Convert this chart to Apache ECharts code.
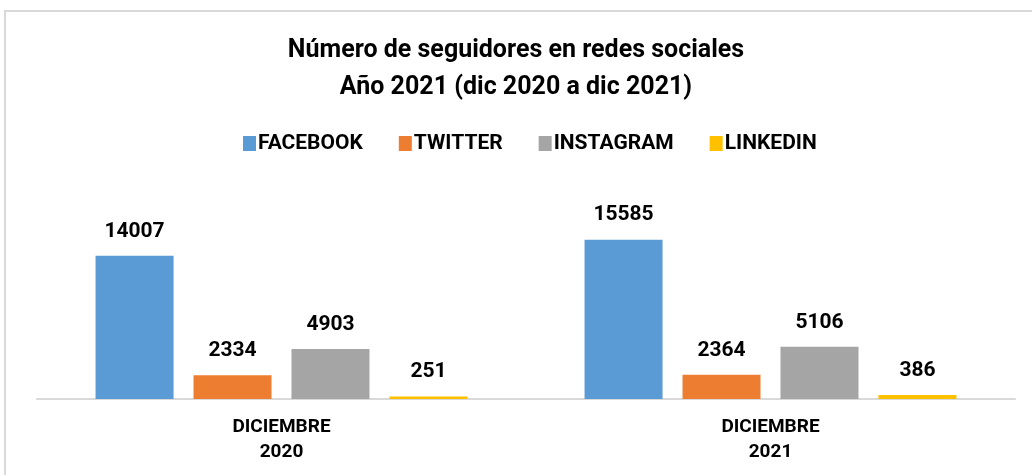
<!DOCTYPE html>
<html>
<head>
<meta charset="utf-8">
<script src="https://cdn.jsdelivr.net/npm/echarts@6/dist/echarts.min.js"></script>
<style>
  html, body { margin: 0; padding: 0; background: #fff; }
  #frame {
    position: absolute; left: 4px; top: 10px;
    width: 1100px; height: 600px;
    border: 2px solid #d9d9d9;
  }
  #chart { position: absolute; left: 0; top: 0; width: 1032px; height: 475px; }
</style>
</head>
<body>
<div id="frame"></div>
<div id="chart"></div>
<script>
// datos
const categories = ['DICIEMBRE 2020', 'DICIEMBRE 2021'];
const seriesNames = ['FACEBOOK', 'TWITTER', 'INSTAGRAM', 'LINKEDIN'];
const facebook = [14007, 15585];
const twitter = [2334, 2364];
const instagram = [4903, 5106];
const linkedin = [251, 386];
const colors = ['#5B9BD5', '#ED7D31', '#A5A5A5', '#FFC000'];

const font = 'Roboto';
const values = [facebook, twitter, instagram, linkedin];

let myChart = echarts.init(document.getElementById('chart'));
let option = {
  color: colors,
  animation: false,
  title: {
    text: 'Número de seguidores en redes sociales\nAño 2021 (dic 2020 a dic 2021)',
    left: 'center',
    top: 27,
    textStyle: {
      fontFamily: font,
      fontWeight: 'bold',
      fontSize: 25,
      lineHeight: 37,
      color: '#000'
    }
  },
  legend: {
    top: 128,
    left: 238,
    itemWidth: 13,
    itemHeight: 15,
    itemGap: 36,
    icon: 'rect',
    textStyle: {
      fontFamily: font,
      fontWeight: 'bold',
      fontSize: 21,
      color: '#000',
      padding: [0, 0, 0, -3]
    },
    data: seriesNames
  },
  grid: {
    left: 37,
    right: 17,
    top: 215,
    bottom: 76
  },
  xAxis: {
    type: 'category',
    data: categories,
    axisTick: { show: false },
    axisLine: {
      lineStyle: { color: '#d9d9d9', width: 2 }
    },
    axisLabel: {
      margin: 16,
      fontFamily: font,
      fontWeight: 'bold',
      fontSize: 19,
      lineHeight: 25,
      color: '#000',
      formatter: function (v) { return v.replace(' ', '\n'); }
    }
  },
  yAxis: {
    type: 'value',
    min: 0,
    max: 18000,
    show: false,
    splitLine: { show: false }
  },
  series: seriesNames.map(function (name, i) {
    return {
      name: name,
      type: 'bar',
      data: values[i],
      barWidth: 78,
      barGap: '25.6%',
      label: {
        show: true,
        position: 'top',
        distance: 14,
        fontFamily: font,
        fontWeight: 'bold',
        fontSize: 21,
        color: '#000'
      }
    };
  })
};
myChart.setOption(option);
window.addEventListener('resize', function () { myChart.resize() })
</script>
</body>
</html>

__Problem to solve__.
Pictures excluded, repeat exactly the lines from the top of the material through the line with "const values = [facebook, twitter, instagram, linkedin];", including both of those lines.

__Expected answer__.
Convert this chart to Apache ECharts code.
<!DOCTYPE html>
<html>
<head>
<meta charset="utf-8">
<script src="https://cdn.jsdelivr.net/npm/echarts@6/dist/echarts.min.js"></script>
<style>
  html, body { margin: 0; padding: 0; background: #fff; }
  #frame {
    position: absolute; left: 4px; top: 10px;
    width: 1100px; height: 600px;
    border: 2px solid #d9d9d9;
  }
  #chart { position: absolute; left: 0; top: 0; width: 1032px; height: 475px; }
</style>
</head>
<body>
<div id="frame"></div>
<div id="chart"></div>
<script>
// datos
const categories = ['DICIEMBRE 2020', 'DICIEMBRE 2021'];
const seriesNames = ['FACEBOOK', 'TWITTER', 'INSTAGRAM', 'LINKEDIN'];
const facebook = [14007, 15585];
const twitter = [2334, 2364];
const instagram = [4903, 5106];
const linkedin = [251, 386];
const colors = ['#5B9BD5', '#ED7D31', '#A5A5A5', '#FFC000'];

const font = 'Roboto';
const values = [facebook, twitter, instagram, linkedin];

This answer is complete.